● **Instruction**
Locate all lines with the word "React". Copy them.

● **Data lines**
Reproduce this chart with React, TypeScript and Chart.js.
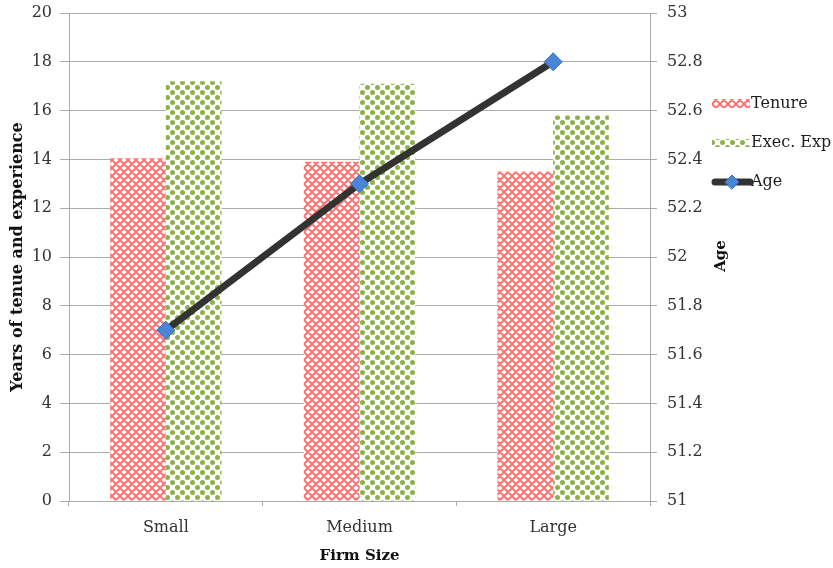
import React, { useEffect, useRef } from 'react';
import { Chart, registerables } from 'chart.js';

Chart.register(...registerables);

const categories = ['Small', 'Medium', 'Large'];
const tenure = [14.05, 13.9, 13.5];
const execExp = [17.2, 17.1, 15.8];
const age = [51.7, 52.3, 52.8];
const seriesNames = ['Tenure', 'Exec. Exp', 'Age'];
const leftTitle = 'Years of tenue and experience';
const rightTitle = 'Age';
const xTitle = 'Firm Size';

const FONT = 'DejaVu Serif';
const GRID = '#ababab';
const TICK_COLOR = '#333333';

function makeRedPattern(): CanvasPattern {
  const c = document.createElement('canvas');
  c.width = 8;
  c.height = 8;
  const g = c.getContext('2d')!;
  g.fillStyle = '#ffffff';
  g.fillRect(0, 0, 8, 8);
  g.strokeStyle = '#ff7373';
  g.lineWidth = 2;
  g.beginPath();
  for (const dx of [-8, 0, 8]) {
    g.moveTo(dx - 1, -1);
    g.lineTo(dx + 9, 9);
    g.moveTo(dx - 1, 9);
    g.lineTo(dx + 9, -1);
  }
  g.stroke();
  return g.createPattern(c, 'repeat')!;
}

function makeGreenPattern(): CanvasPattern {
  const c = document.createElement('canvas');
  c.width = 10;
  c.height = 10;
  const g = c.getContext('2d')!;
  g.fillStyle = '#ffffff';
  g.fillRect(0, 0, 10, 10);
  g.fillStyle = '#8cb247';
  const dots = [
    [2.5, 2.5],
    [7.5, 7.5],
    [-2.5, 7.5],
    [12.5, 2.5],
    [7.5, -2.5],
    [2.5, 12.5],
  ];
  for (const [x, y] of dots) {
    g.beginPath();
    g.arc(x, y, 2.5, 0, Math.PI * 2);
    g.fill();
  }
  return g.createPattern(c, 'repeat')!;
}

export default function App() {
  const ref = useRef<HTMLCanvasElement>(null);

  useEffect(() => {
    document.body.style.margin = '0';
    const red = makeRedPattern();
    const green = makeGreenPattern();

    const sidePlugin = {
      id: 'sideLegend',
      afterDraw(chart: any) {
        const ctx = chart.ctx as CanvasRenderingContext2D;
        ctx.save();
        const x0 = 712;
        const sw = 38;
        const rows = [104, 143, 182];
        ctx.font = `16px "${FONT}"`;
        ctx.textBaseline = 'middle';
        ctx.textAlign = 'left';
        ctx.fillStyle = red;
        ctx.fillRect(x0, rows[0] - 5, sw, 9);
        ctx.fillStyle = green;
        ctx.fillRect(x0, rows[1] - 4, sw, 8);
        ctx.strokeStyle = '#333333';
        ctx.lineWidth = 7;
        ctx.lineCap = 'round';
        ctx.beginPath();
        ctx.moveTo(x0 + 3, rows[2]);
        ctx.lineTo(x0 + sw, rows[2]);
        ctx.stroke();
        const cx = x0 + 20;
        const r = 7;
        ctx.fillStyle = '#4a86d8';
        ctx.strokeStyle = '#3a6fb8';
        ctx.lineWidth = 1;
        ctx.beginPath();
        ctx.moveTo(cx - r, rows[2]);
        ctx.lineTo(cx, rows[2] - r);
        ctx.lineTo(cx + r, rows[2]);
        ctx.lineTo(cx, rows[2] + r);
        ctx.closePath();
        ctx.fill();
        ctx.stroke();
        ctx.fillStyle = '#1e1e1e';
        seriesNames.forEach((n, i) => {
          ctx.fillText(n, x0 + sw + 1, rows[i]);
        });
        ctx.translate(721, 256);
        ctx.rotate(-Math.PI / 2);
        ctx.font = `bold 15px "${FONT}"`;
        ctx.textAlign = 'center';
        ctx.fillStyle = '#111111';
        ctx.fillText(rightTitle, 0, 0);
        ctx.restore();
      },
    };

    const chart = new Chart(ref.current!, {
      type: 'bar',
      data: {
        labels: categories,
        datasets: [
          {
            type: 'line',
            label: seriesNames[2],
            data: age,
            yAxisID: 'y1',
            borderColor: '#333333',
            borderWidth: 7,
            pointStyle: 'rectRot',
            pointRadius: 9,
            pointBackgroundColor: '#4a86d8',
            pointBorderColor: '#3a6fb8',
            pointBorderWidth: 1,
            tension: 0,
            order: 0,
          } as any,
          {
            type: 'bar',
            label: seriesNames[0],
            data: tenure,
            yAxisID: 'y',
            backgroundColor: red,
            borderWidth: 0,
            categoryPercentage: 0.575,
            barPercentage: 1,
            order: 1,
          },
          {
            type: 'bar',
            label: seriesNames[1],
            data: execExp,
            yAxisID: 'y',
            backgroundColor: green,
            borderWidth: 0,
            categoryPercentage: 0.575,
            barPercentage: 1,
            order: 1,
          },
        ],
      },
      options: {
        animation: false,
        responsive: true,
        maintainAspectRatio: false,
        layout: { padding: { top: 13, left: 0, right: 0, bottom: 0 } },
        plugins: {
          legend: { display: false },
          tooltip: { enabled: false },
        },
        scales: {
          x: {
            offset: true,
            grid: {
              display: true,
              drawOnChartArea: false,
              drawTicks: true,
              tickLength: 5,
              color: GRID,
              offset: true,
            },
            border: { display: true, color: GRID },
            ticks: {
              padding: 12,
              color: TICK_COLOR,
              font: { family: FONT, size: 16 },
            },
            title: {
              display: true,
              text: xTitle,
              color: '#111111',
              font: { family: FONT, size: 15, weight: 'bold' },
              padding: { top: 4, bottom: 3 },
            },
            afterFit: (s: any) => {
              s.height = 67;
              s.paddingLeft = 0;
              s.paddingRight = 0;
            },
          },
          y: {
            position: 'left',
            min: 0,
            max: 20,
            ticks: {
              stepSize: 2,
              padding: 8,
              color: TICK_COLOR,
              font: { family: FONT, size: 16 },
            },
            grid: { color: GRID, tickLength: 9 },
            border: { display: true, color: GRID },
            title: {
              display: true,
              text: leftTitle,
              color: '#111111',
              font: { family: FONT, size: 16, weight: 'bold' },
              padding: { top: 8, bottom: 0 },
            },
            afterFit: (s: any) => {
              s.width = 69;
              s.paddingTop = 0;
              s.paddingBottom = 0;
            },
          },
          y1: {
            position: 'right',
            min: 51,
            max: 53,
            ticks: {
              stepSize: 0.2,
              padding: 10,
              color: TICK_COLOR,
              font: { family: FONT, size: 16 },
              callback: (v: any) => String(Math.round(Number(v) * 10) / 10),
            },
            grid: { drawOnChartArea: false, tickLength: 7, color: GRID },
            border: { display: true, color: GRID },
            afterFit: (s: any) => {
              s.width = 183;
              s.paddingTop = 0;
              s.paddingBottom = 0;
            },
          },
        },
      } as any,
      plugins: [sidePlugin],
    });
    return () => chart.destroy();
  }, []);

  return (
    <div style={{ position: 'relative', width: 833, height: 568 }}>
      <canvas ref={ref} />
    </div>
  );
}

● **Answer for the task**
Reproduce this chart with React, TypeScript and Chart.js.
import React, { useEffect, useRef } from 'react';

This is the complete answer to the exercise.